Una storia così infelice
Quando Kunihiko Ikuhara decide di realizzare Mawaru Penguindrum sono trascorsi dodici anni dalla Rivoluzione di Utena, il suo ultimo lavoro. Sebbene in televisione dichiari di avere avuto molto tempo libero in quel periodo, la vena creativa di Ikuhara non si interrompe. Si occupa di manga, romanzi e, come vocalist, di un concept album. La sua non è una vera e propria pausa artistica. Si può dire che non accantoni neanche la regia, perlomeno in veste di studente dell’American Film Institute di Los Angeles, dove frequenta alcuni corsi.
Mentre fa altro, raccoglie le idee per un progetto che ha in mente da lungo tempo. La trama rimane un po’ incerta fino a quando non vede un’illustrazione di Lily Hoshino raffigurante la Principessa di cristallo. E in quel momento trova l’ispirazione giusta. Ma il tema che Ikuhara intende affrontare è quasi un’ossessione che lo accompagna da anni: l’attentato al sarin nella metropolitana di Tokyo del 1995.
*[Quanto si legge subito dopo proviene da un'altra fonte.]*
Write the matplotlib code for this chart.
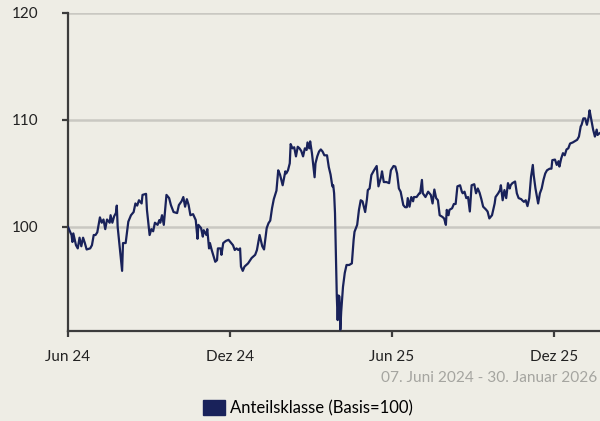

Gli sponsor sono perplessi e gli chiedono spiegazioni sulla scelta di raccontare una storia così infelice. Ikuhara dal canto suo non retrocede di un passo. Per lui, quella storia così infelice è di assoluta importanza, rappresenta la sua ragione di vita.
«Impressionante!» si lascerebbe scappare l’Uomo dal capolinea del destino (lo incontrerete a circa un terzo della serie). Ma già dagli antefatti è possibile approcciarsi alla visione di Mawaru Penguindrum con lo spirito giusto. Infatti tutto quello che Ikuhara è interessato a comunicare allo spettatore, la sua visione poetica, la critica sociale, le riflessioni sull’amore e il destino, con il monumentale apparato allegorico di riferimento, ruota intorno all’attentato del ’95.
Precauzioni per l’uso di Mawaru Penguindrum
Chiariamoci subito: Mawaru Penguindrum è un ottimo lavoro, estremamente originale e intellettualmente stimolante. Ma come avviene per Evangelion, la prima visione (ne servirà almeno una seconda) è spiazzante. Di quell’universo di significati che si staglia davanti a noi cogliamo, pur con molte riserve e approssimazioni, solo il senso generale.
Fin dalle più lineari prime puntate notiamo una sovrabbondanza di allegorie apparentemente vuote. La più fastidiosa (e probabilmente la più inutile) è la cascata di stelline che fuoriesce da una camera da letto come dal gabinetto di un bagno pubblico. Di solito compare quando si parla del destino, ma l’intento sembra volutamente parodistico. Non è affatto raro che Ikuhara si prenda in giro, confondendo lo stesso spettatore. Per districarsi nell’anime converrebbe forse usare il metodo del rasoio di Occam. Per dirla in altri termini, in Mawaru Penguindrum c’è tanta (troppa?) carne al fuoco e saremmo portati a scartare il superfluo. Una proposta da prendere in considerazione con cautela.
La storia di partenza in realtà è molto solida e non lontana dal genere commedia. Da un inizio difficoltoso per i tre protagonisti, sembra che il godibile intreccio sia destinato a sfociare nel suo naturale lieto fine. Ma i presupposti sono anche quelli di una fiaba moderna. Due fratelli devono riportare alla Principessa di cristallo un oggetto misterioso per salvare la vita alla sorella.
Lo stile visionario di Ikuhara avvicina però l’opera al realismo magico, anche se in prima battuta ci sfugge il motivo dell’utilizzo di certi espedienti che ci appaiono come dei preziosismi. Ad esempio, ai fini della trama sono così fondamentali i pinguini avatar dei fratelli Takakura? E la folla resa graficamente invisibile e stilizzata? E non è riduttivo confinare alla simbologia della metropolitana, fatta di cartelli, tornelli e visori l’urgenza vitale di parlare degli attentati del ’95?
Non lasciatevi depistare (Ikuhara lo farà continuamente) perché a metà della serie la cornice allegorica diventa il quadro e acquista il suo senso. Da qui in poi incomincia la vera storia. Si fa per dire, perché gli sviluppi narrativi, confusionari e lacunosi, passano in secondo piano. Ma a Ikuhara non importa più di tanto. Spreme le vicende dei singoli personaggi per spostare la sua attenzione verso l’Umanità, troppo semplicisticamente divisa in buoni e cattivi. Ma avremo modo di riparlarne a visione ultimata.